Lessons from Africa
SPRING HILL – In July, Dr. Natalie Leibensperger took her medical expertise more than 7,000 miles away, treating patients in Ethiopia.
Leibensperger, medical director at My Gynecologist, said she had wanted to do a mission trip for a long time, but until recently wasn’t able to get time away from her practice.
Leibensperger was filling in for a colleague at Soddo Christian Hospital in south-central Ethiopia. The hospital has just 120 beds to serve the more than 3 million residents in the rural region.
Leibensperger said she was shocked by the poverty in the area.
“I’ve been a lot of places in the world,” Leibensperger said. “There was no technology at all, no cars. They used animals for everything … people work to survive that day.”
“They were the most pleasant, happy people, and very appreciative,” Leibensperger added.
One of the more memorable surgeries Leibensperger performed was removing a 18-pound benign tumor from a 90-pound woman who appeared to be pregnant.

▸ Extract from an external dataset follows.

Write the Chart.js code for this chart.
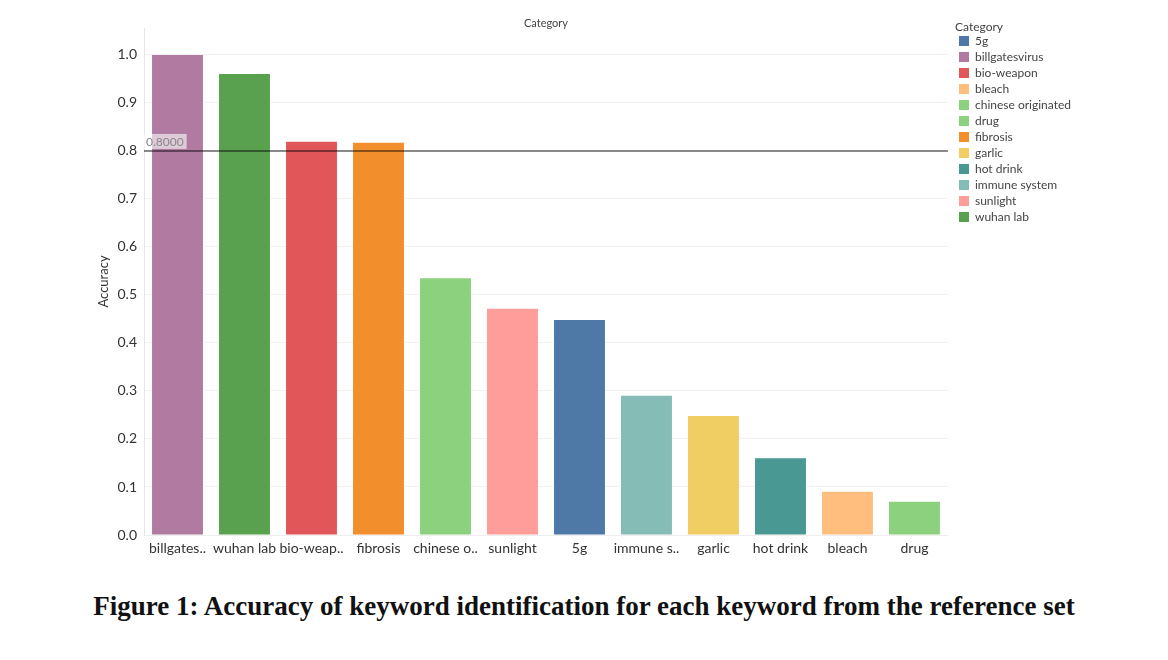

Leibensperger’s husband and son also went with her to Ethiopia. Karl Leibensperger, who also is a physician, assisted on the administrative end by re-writing the employee manual, and her son, Ian, helped out teaching English classes at the hospital compound. Natalie Leibensperger said her son also picked up some Amharic, the official language of the country.
“What I learned was that a lot of stuff doesn’t matter, that clean water is better than anything,” Natalie Leibensperger said, adding she didn’t want to leave when the time came.

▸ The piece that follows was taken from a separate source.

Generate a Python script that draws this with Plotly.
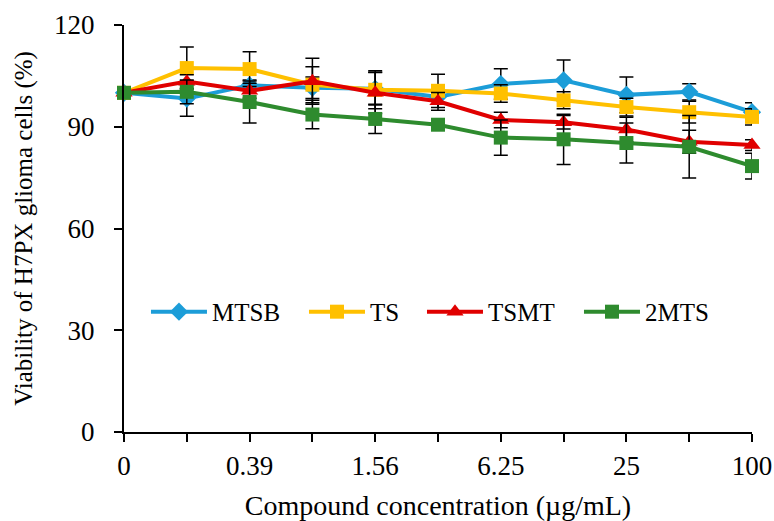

Before leaving, Natalie Leibensperger raised enough money through her church, Vineyard Christian Church, to purchase a hysteroscope for the hospital. The next task for the church is collecting vitamins that will be shipped to Ethiopia and flown by helicopter to rural areas every month.
Natalie Leibensperger said she saw so many Ethiopians with complications from vitamin decencies. Vitamins can be dropped off at My Gynecologist, 11175 County Line Road in Spring Hill, or at the church, 679 S. Broad St. in Brooksville.
Natalie Leibensperger said she hopes all Americans get the chance to visit a third-world country.
“It makes you appreciate what we have here,” she said, adding others can learn from people who value the basic, such as family, food, water and shelter, so highly.
“It was the best trip I’ve ever taken,” she said.